OPINION: Thunder Over Louisville harms the environment


Maya Joshi

Thunder Over Louisville is not the harmless holiday the city treats it as. While Thunder and other pre-Derby celebrations bring tourism and boost local businesses and morale, they also boost levels of toxic chemical and metal pollutants in the surrounding air and water.

In 2011, Thunder resulted in 3 tons of perchlorate being released into the Ohio River. Perchlorate is a naturally occurring and manmade chemical used in rocket fuel and fireworks and can disrupt the function of the thyroid gland and impact fetal and infant brain development and growth. The Environmental Protection Agency (EPA) announced it would regulate perchlorate in drinking water in 2011.

It may feel almost blasphemous to talk about this source of local pride (and revenue) in a critical manner, but it is important that we continue to do so if we want to see progress with the environment.

Air pollution from fireworks festivals such as Thunder is so bad that last year the sale of fireworks was banned in Delhi by the Indian Supreme Court after the cloud of smoke and chemical smog from earlier Diwali celebrations caused a citywide air quality crisis.

In Britain, hospitals around the Thames see a spike in asthma-related admissions the night of and day after fireworks festivals, such as Guy Fawkes Day.

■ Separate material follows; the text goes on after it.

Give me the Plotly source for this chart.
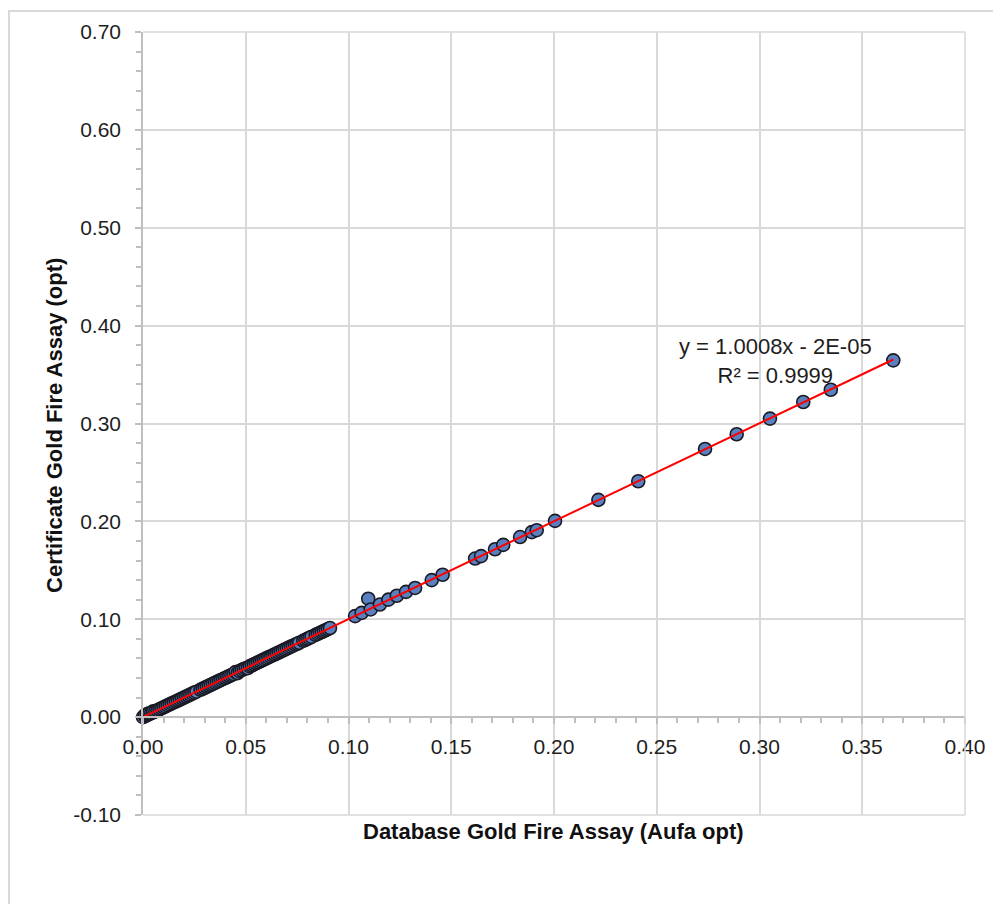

All over the world, there have been countless studies that all show that the effects of fireworks on the surrounding area linger up to days after the crowds leave, and can easily make their way into water supplies. Firework after-effects don’t only stay in the same place; they travel in plumes of toxic smog and chemical discharge, releasing into waterways. With Thunder being right on the Ohio River, many environmentalists are calling for research on and testing for contaminants and their effects in the Ohio. Since most research on firework pollutants in waterways has been done on smaller bodies of water, we don’t know how long the pollutants last, how quickly the water dilutes them or how bad the effects are. However, any contact with contaminants such as these has adverse effects on wildlife. The Ohio River is home to many endangered species of mussels.

This year, Thunder Over Louisville is taking place on Earth Day. Local environmental organizations are hosting an Earth Walk in Iroquois Park from 9 AM until noon. It will hopefully raise funds and awareness for these programs and the problems they face.